American hunter and outdoor writer (1910–1977)

Warren Kempton Page (1910 – January 22, 1977) was an American hunter and outdoor writer for magazines.

== Biography ==
Page was born in 1910, in New Bedford, Massachusetts, and grew up fishing. He graduated from Harvard University in 1931. He was an English teacher at the Lawrenceville School until World War II, when he enlisted to the United States Navy and taught gunnery to fellow soldiers; he retired at the rank of lieutenant. He married Martha Lutz, having two children together. He became an alcoholic following World War II, but quit in the 1940s.
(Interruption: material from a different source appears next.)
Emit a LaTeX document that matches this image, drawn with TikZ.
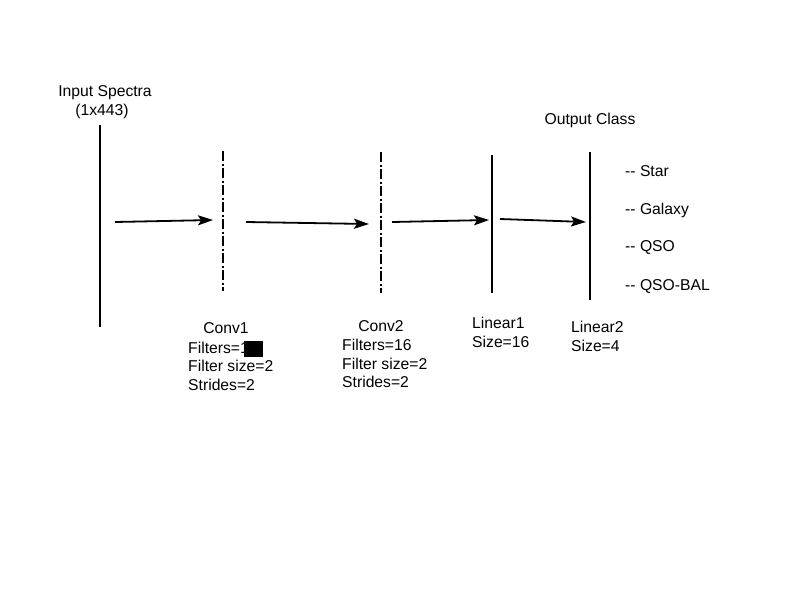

Page was an avid hunter, and hunted in Africa, Australia and India, with Field & Stream editor Hugh Grey—who hired Page to the magazine in 1947. Page had hunted most major species of the regions. He primarily hunted with 7mm Mashburn Super Magnum ammunition and a Remington firearm. He also received the Weatherby Award in 1958, organized the national benchrest shooting tournament, was a co-commissioner for the International Council for Game and Wildlife Conservation, and formed the National Shooting Sports Foundation in 1961. He was a member of the African Wildlife Foundation, the Camp Fire Club and Ducks Unlimited, among other clubs and organizations. He was also inducted into the Hunting and Bench Rest Hall of Fame.

Page was an editor for Field & Stream for 24 years and wrote more than 600 articles in his career. He retired in 1971. He died on January 22, 1977, aged 67, in New Canaan, Connecticut.